Editor's Note: The following is, in full, the report submitted to the Sleepy Hollow Board of Trustees on Nov. 12 by Sleepy Hollow Police Chief Gregory Camp, regarding an investigation into the death of Steven Gates on Oct. 20.:
I have reviewed the circumstances surrounding the medical aid and subsequent death of Steven Gates, a participant in the 10K run held on October 20, 2012. I have determined that the response of the emergency services for this medical emergency were within a reasonable time frame and was not a contributing factor to his passing.
On Saturday October 20, 2012 the Rivertown Runners sponsored a 10K race which was approved to be held in the Village of Sleepy Hollow. This event required pre-planning by the organizers and various staff and departments within the village, including emergency service divisions. Several meetings were held prior to the event to plan and coordinate staffing that would enhance public safety, which was the top priority. These meetings included administrators from the police, ambulance and public works, as well as the village administrator and recreation department. The route was planned and locations marked for temporary road closures and diversions, to ensure adequate staff was available for the safety of the general public, spectators, participants, event staff and motorists.
On the day of the event there were police personnel assigned to staff various locations where traffic would not impede or endanger pedestrians and the DPW placed cones and barricades at numerous locations to assist with road closures and traffic diversions. The event organizers provided numerous volunteer staff to post at various locations to assist with race participant safety and warnings to vehicle traffic. Sleepy Hollow Ambulance Corp. Captain Edgar Brennan coordinated staffing of emergency medical personnel at several locations along the event route. This included having personnel from Phelps Memorial Hospital staffing a medical tentat the race start/finish area, staffing two Sleepy Hollow ambulances with Emergency Medical Technicians, as well as a staffed ‘fly car’, and providing a Paramedic from the Ossining Volunteer Ambulance Corp., strategically stationed along the route of the race.
The event started on time and personnel were in place along the route. At 09:58 am the Sleepy Hollow Police Department received a 911 call reporting that a runner was down in front of 58 Fremont Road. Eleven seconds later at 09:59 am a second 911 call came in reporting a man collapsed at this same location. The desk officer dispatched emergency medical personnel at 09:59 am to 58 Fremont Road. The desk officer also contacted Mount Pleasant PD at 10:01 am to respond the paramedic provided by the town to the village. A third 911 was received at 10:03 am with the caller reporting that somebody is down on Fremont. The desk officer advised the caller that the ambulance was on the way. At 10:03 am the Ossining Paramedic arrived on scene and started intubation of the aided, as CPR was already in progress, being performed by civilian personnel at the scene.
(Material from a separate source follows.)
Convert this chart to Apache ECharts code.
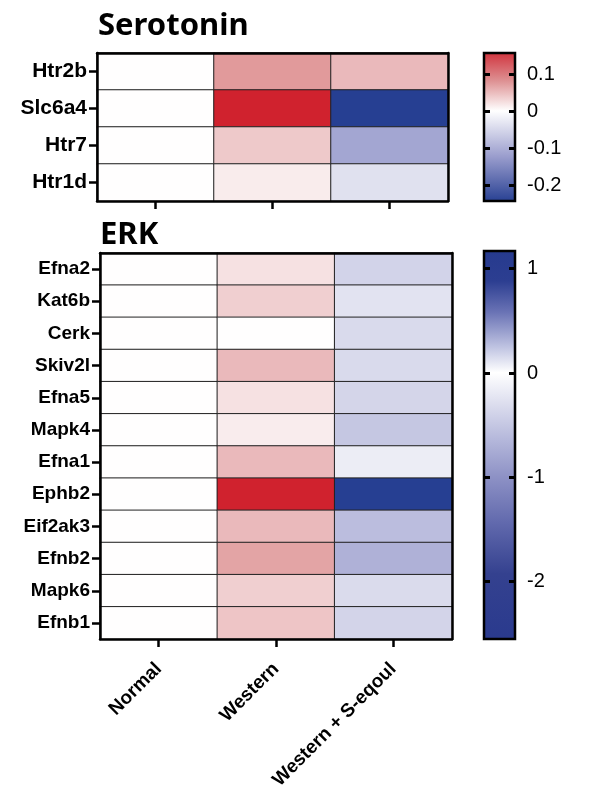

At 10:04 am SHAC Captain Brennan reports he is on scene. A fourth 911 was received at 10:05 am with the caller asking where the ambulance was and stating that CPR was in progress. The desk officer immediately notified the responding ambulance that CPR was being performed. The Paramedic from Trans-care (a 2nd paramedic), dispatched by MPPD, was on scene at 10:05am. The Sleepy Hollow ambulance reported at 10:10 am that they had arrived on scene. A 10:20 am radio call by the Sleepy Hollow ambulance reported that they were transporting the aided to Phelps Hospital (2 medics and an EMT on board).
I am aware that there have been a number of accusations that medical and police personnel were not on scene until 15 or 20 minutes after CPR was started by others who witnessed the runner collapsing. Audio logs and various reports indicate that emergency medical personnelwere on scene within 5 minutes of the first call reporting that a runner was down. There is also a time stamp on the EKG machine used by the medic on scene, indicating a time stamp at 10:05 am, according to Doctor Nigro of Phelps Hospital. The ACR provided by the Trans-caremedic, the second medic on scene, shows a dispatch time of 10:01 am with arrival at the scene at 10:05am.
The criticism regarding a late response by police and ambulance personnel are attributable to the fact that the first medic on scene was operating a black Ford Crown Vic, not an ambulance and that the second medic and Captain Brennan were driving SUV type vehicles, not an ambulance. Critics were looking for the ambulance and police cars, typically known to them by their particular lighting and markings.
Proper care and response was provided, as planned for. Steven Gates had a cardiac arrest event and ultimately passed away as a result of this ‘heart attack’. Proper care was provided and all efforts were made in an attempt to save his life. The medics on scene had the necessary and proper equipment to render the required aid.